我不幹家務活,住在村裡基本都是這種悠閑狀態。本來有個俄國征服中亞戰史的書稿要結尾,可白天屋子裡頗冷(跟外面的暖陽相比),抱著電腦就像個冰坨子,寫的不算多。在這紅石崖寫沙俄軍隊和土庫曼部落的沙漠之戰,也是別有趣味的因緣。(我還曾在和田開往阿克蘇的滿是孜然味兒的長途大巴上寫孔子傳記,行為藝術的成分大於實質。)
告別西去
馬上要過年了——安多藏區傳統上用農曆算日子,所以這裡的年跟春節是一回事兒。我不想再給老鄉家添麻煩,趁班車還沒停運趕緊離開,找個暖和舒適點的地方繼續寫東西。

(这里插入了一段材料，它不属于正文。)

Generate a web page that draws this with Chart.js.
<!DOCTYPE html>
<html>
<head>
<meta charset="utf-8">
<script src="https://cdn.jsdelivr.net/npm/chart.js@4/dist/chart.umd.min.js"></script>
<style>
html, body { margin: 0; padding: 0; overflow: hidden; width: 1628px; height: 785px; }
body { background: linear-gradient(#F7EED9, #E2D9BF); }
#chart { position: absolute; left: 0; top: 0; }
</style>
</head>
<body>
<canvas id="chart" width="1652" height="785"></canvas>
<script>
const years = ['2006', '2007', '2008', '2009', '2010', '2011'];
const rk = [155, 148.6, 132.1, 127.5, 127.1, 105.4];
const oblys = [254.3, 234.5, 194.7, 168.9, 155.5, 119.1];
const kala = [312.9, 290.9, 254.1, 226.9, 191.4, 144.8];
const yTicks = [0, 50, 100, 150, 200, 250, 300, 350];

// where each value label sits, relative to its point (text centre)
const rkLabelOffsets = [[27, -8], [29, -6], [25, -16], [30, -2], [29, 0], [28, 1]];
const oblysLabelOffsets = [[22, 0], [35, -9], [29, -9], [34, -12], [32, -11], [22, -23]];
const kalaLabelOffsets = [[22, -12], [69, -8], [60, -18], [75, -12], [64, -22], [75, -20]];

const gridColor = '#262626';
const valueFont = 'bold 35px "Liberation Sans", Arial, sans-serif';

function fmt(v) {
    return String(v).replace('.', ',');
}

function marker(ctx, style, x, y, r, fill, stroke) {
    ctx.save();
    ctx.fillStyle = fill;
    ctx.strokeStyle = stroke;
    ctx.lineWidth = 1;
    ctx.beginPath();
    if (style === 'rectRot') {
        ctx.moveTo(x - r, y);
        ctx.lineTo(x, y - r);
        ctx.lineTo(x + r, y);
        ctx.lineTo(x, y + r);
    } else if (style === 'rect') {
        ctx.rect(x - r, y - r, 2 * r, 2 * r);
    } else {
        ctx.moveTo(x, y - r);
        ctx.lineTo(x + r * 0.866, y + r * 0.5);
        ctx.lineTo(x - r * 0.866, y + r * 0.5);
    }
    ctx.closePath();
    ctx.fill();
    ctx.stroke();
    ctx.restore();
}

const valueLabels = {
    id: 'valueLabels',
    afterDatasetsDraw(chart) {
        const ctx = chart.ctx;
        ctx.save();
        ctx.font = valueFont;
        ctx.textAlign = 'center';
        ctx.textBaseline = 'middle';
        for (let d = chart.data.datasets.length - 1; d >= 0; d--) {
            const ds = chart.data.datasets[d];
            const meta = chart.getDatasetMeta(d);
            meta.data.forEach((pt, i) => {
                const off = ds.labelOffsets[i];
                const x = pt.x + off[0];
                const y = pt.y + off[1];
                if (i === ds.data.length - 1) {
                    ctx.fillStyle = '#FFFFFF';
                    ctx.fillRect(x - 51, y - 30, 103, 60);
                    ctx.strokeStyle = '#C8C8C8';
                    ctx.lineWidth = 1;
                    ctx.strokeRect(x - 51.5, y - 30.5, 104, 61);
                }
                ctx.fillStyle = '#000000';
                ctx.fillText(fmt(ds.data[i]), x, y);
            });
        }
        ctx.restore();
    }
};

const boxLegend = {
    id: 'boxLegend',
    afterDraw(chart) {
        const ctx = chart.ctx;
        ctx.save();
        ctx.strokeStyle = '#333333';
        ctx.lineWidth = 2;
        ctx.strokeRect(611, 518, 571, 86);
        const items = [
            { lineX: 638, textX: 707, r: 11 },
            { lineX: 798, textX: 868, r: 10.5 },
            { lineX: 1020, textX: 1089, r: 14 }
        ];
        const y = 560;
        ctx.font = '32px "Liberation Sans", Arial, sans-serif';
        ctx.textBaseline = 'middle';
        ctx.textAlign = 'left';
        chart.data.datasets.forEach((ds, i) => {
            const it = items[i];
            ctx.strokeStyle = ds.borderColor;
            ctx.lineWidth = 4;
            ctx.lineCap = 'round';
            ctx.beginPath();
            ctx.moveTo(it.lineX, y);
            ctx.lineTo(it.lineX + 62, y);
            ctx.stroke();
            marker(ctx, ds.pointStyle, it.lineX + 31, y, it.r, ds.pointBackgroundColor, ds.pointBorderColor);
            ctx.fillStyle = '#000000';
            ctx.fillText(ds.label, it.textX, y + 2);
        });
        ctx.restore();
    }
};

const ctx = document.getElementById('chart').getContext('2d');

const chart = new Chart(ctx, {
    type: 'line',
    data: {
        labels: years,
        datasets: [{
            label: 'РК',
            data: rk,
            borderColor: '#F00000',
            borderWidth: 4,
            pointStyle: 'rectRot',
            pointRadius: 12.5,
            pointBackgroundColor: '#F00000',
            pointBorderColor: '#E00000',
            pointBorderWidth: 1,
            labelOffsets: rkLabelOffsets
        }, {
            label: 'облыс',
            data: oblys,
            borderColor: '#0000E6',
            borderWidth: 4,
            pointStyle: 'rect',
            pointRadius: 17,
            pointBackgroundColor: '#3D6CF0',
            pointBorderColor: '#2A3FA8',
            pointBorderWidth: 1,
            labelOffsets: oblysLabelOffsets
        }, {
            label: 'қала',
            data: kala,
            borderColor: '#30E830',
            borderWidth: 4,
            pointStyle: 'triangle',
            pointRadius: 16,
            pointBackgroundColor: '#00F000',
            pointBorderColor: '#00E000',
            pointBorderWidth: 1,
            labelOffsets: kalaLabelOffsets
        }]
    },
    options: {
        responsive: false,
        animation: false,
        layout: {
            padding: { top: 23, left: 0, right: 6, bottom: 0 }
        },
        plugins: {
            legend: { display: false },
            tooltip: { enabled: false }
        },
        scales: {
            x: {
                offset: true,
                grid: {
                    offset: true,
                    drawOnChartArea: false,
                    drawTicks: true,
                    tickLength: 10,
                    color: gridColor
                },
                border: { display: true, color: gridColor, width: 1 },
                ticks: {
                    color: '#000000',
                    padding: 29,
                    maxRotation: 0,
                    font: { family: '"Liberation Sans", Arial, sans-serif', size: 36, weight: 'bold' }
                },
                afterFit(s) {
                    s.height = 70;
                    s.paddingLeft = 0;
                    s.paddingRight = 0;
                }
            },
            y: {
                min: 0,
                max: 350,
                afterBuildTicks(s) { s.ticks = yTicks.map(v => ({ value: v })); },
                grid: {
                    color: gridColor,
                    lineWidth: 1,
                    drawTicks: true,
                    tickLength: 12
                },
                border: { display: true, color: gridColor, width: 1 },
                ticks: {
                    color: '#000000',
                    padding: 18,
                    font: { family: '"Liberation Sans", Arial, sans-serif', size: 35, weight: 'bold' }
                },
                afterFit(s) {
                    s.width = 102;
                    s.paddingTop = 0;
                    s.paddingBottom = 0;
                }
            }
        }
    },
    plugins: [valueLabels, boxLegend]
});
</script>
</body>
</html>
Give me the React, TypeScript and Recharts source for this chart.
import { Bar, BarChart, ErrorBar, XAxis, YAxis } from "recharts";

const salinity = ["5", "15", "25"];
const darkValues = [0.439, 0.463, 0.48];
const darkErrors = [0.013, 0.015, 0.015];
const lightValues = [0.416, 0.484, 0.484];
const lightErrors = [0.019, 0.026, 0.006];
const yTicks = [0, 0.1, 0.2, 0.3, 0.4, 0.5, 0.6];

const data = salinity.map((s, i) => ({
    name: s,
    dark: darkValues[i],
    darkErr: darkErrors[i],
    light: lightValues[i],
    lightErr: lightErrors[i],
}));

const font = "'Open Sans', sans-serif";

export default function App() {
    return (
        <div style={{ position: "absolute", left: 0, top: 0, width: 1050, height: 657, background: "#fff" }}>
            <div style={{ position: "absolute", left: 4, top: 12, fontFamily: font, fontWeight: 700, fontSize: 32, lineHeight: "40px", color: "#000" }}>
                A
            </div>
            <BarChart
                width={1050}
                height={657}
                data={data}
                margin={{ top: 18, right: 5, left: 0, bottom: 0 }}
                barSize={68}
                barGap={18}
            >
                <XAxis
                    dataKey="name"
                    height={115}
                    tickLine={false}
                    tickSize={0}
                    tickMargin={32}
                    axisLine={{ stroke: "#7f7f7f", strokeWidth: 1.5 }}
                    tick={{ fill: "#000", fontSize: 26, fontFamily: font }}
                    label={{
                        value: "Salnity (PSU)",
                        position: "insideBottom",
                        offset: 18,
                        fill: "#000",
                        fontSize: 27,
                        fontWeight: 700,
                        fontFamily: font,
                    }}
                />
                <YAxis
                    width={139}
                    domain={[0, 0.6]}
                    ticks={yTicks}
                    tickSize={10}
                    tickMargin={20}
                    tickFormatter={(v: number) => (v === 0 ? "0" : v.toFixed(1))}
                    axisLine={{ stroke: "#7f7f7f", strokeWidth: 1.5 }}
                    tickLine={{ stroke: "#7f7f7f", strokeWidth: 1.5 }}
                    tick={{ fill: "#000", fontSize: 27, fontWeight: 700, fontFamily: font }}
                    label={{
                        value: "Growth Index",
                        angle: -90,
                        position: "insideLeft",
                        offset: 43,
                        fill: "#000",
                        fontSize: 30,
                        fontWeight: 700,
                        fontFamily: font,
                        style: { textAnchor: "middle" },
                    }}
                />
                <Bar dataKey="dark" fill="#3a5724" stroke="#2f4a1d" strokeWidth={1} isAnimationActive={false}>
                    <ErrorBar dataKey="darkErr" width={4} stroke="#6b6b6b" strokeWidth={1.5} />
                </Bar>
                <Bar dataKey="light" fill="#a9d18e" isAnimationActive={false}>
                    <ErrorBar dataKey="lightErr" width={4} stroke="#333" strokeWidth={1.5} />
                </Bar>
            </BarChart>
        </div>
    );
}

紅石崖村相對偏僻,不在縣鄉之間的主幹道上,沒有班車。這裡老鄉去平安區里辦事購物,要先走幾公里到幹線公路上坐班車。
我是從村東的公路進村,村南村北都逛過了,只有西邊還沒走過。達瓦說,小公路往西八九公里,就是湟中縣的一個鄉上,那裡有班車去西寧市。於是我決定從西邊去西寧市。達瓦說這天村裡有車去那邊鄉上,我可以搭個車,我覺得路也不遠,走走無妨,還能看看四山的風景。達瓦老兄約我夏天再來,那時風景好。
於是吃過早飯,告別了達瓦一家,沿著小公路爬過山樑,這公路有些路段損毀比較明顯。往下走的路九曲盤旋,這已經進入湟中縣的地界了。
慢慢走到一個村莊,地勢相對平緩,明顯比紅石崖那邊的村子規模大。這裡叫沙灣村,村外還有個新建的大寺院,「大光明寺」,據說住持是本村人,算是漢式佛寺,最近從外地大老闆那裡得到資助了,所以正在大興土木搞建設。
沙灣村
擴建中的大光明寺,這有些貧瘠的土地上,信仰產業正方興未艾。
在沙灣村,坐上了一輛跑營運的小麵包車。司機是本村漢人,姓白,跑本村到鄉上這段路,五公里,一個人五塊錢(我估計老鄉還能便宜兩塊),自己的私家車,沒任何營運手續,想跑就跑,他說村上這種車有十來輛。沙灣村有二百多戶人,多數是漢族,藏族只有二三十戶。
白司機想多拉上幾個人出發,但在村裡轉了兩圈,村子中央坐著幾個休閑的老鄉,卻沒人坐車,只好把我一個人拉到了鄉上。這裡房屋稠密,街道上商店不少,擺著各種年貨攤子,有往返縣城、西寧的營運小車。
而且,這裡居然有一趟公交小巴車,開往西寧市南郊,全程有幾十公里,上車只需三塊錢,太實惠了。而且這趟班車數量不少,對面經常見到跑過去的。
出發不久,還經過了一個更大的鎮子,小停一下。沿街都是集市,擠滿了購置年貨的人群,甚至有的堵車……小巴車裡坐的滿滿的,都是出門購物、探親訪友的老鄉們。
算算我從紅石崖出來,十公里之內,經歷了三種交通方式:步行、老鄉自營的小車、相對規範的線路公交。
這代表了人口密度不同的三種狀態:人口越稀少,各種商業、公共服務就越稀缺,成本高,甚至有錢都沒的買;人口越密集,服務就越多樣而廉價——等我到了西寧,換上了一塊錢的公交車,一個多小時橫穿市區。說到極致,這就是「城市化」對人的吸引力,也是中國廣闊的農村走向現代化生活的一個重要層面。和整個中國大西部一樣,小小的紅石崖村,也正處在這個過程之中。